Since BN cancels the effect of weight scale, \(\gamma \) could in principle absorb all scale lost from L2 regularization. However:

We exclude \(\gamma ,\beta \) from decay. This preserves BN’s ability to scale features.
In practice, \(\gamma \) rarely “blows up” to cancel all decay. It adjusts smoothly under SGD. While it’s true that BN has a learnable scale parameter \(\gamma \), it cannot completely negate the effect of weight decay. Here’s why:
- \(\gamma \) is applied after normalization. It cannot recover the rich directional information lost by decaying all filter weights toward zero.
- \(\gamma \) is learned via SGD just like other parameters, and it’s updated based on how useful it is for prediction—not as a compensatory mechanism. There is no strong gradient pressure to “undo” weight decay unless the model explicitly benefits from high post-BN amplitudes.
- Empirically, \(\gamma \) tends to stabilize around moderate values. It may grow slightly in response to decay, but does not explode unless other hyperparameters are poorly tuned (e.g., too large a decay on weights, or poor initialization).
Thus, \(\ell _2\) still controls learning dynamics by limiting \(\|w\|\) on the main weights.

6. Recommendations

Exclude BN’s \(\gamma ,\beta \) from decay. This preserves the intended normalization behavior.
Tune decay strength. Since L2 is now an optimization stabilizer (not a pure regularizer), lower values often suffice.
Avoid small batch instability. BN becomes noisy at batch sizes \(< 8\); L2 may exacerbate instability. Consider GroupNorm or adjusting BN momentum.

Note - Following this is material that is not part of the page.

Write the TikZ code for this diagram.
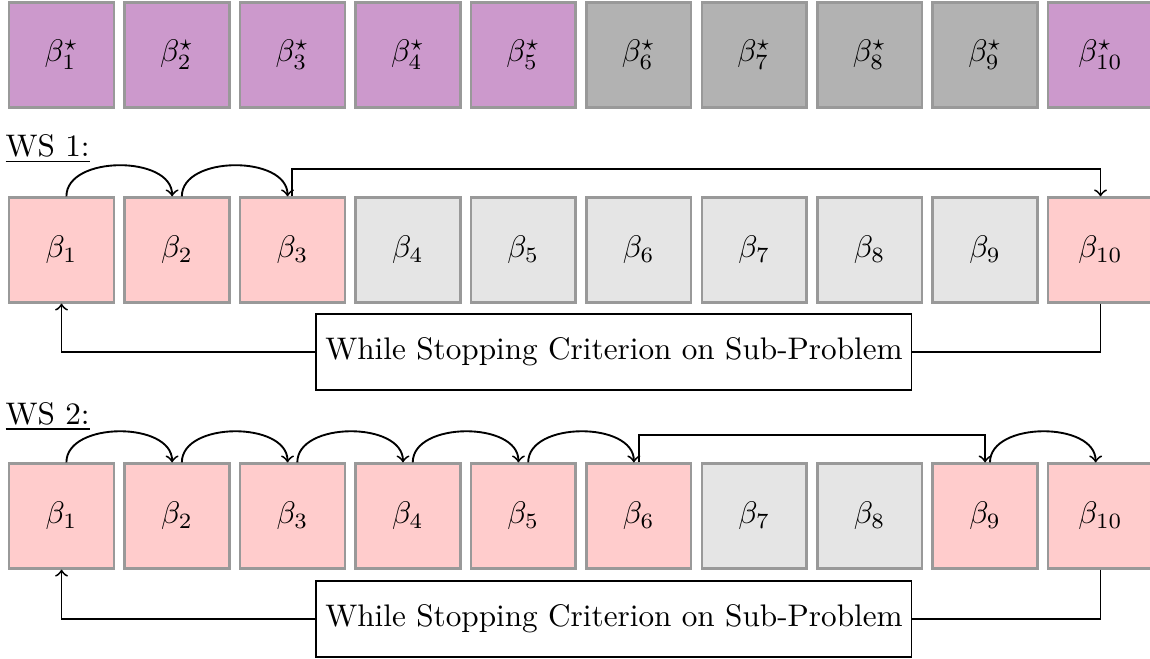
\documentclass[tikz,border=0pt]{standalone}
\usepackage{tikz}
\newcommand{\betabox}[1]{
	\node[draw = gray!80, thick, fill = #1, text = black, minimum size = 1.18cm, inner sep = 0pt]
}
\tikzset{
	crit/.style = {draw, semithick, rectangle, minimum height = 0.85cm, inner xsep = 0.1cm},
	wsl/.style = {anchor = base west, inner sep = 0pt}
}

\begin{document}
\begin{tikzpicture}
		\useasboundingbox (0,0) rectangle (12.95,-7.42);

		% optimal coefficients
		\betabox{violet!40} (s1) at (0.693,-0.619) {$\beta^\star_1$};
		\betabox{violet!40} (s2) at (1.993,-0.619) {$\beta^\star_2$};
		\betabox{violet!40} (s3) at (3.293,-0.619) {$\beta^\star_3$};
		\betabox{violet!40} (s4) at (4.593,-0.619) {$\beta^\star_4$};
		\betabox{violet!40} (s5) at (5.893,-0.619) {$\beta^\star_5$};
		\betabox{gray!60} (s6) at (7.193,-0.619) {$\beta^\star_6$};
		\betabox{gray!60} (s7) at (8.493,-0.619) {$\beta^\star_7$};
		\betabox{gray!60} (s8) at (9.793,-0.619) {$\beta^\star_8$};
		\betabox{gray!60} (s9) at (11.093,-0.619) {$\beta^\star_9$};
		\betabox{violet!40} (s10) at (12.393,-0.619) {$\beta^\star_{10}$};

		% WS 1
		\node[wsl] (ws1) at (0.055,-1.762) {\underline{WS 1:}};
		\betabox{red!20} (a1) at (0.693,-2.815) {$\beta_1$};
		\betabox{red!20} (a2) at (1.993,-2.815) {$\beta_2$};
		\betabox{red!20} (a3) at (3.293,-2.815) {$\beta_3$};
		\betabox{gray!20} (a4) at (4.593,-2.815) {$\beta_4$};
		\betabox{gray!20} (a5) at (5.893,-2.815) {$\beta_5$};
		\betabox{gray!20} (a6) at (7.193,-2.815) {$\beta_6$};
		\betabox{gray!20} (a7) at (8.493,-2.815) {$\beta_7$};
		\betabox{gray!20} (a8) at (9.793,-2.815) {$\beta_8$};
		\betabox{gray!20} (a9) at (11.093,-2.815) {$\beta_9$};
		\betabox{red!20} (a10) at (12.393,-2.815) {$\beta_{10}$};

		\draw [->, semithick] ([xshift=0.055cm]a1.north) to[out=90,in=90] ([xshift=-0.055cm]a2.north);
		\draw [->, semithick] ([xshift=0.055cm]a2.north) to[out=90,in=90] ([xshift=-0.055cm]a3.north);
		\draw [->, semithick] (a3.north) -- ++(0,0.31) -| (a10.north);

		\node[crit] (crit1) at (6.914,-3.964) {While Stopping Criterion on Sub-Problem};
		\draw [semithick] (a10.south) |- (crit1.east);
		\draw [->, semithick] (crit1.west) -| (a1.south);

		% WS 2
		\node[wsl] (ws2) at (0.055,-4.775) {\underline{WS 2:}};
		\betabox{red!20} (b1) at (0.693,-5.811) {$\beta_1$};
		\betabox{red!20} (b2) at (1.993,-5.811) {$\beta_2$};
		\betabox{red!20} (b3) at (3.293,-5.811) {$\beta_3$};
		\betabox{red!20} (b4) at (4.593,-5.811) {$\beta_4$};
		\betabox{red!20} (b5) at (5.893,-5.811) {$\beta_5$};
		\betabox{red!20} (b6) at (7.193,-5.811) {$\beta_6$};
		\betabox{gray!20} (b7) at (8.493,-5.811) {$\beta_7$};
		\betabox{gray!20} (b8) at (9.793,-5.811) {$\beta_8$};
		\betabox{red!20} (b9) at (11.093,-5.811) {$\beta_9$};
		\betabox{red!20} (b10) at (12.393,-5.811) {$\beta_{10}$};

		\draw [->, semithick] ([xshift=0.055cm]b1.north) to[out=90,in=90] ([xshift=-0.055cm]b2.north);
		\draw [->, semithick] ([xshift=0.055cm]b2.north) to[out=90,in=90] ([xshift=-0.055cm]b3.north);
		\draw [->, semithick] ([xshift=0.055cm]b3.north) to[out=90,in=90] ([xshift=-0.055cm]b4.north);
		\draw [->, semithick] ([xshift=0.055cm]b4.north) to[out=90,in=90] ([xshift=-0.055cm]b5.north);
		\draw [->, semithick] ([xshift=0.055cm]b5.north) to[out=90,in=90] ([xshift=-0.055cm]b6.north);
		\draw [->, semithick] (b6.north) -- ++(0,0.31) -| (b9.north);
		\draw [->, semithick] ([xshift=0.055cm]b9.north) to[out=90,in=90] ([xshift=-0.055cm]b10.north);

		\node[crit] (crit2) at (6.914,-6.97) {While Stopping Criterion on Sub-Problem};
		\draw [semithick] (b10.south) |- (crit2.east);
		\draw [->, semithick] (crit2.west) -| (b1.south);

	\end{tikzpicture}
\end{document}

7. Conclusion: BN & L2 Are Complementary, Not Contradictory Even though BN neutralizes the forward-pass effect of \(\|w\|\), weight decay:

Prevents gradients from vanishing due to large \(\|w\|\).
Maintains effective learning rate throughout training.
Improves convergence and often generalization.

Thus, BN and \(\ell _2\) are not at odds. They act on different parts of the training pipeline: BN stabilizes the forward activations; weight decay stabilizes the optimization trajectory. Used together, they form a synergistic pair in modern architectures.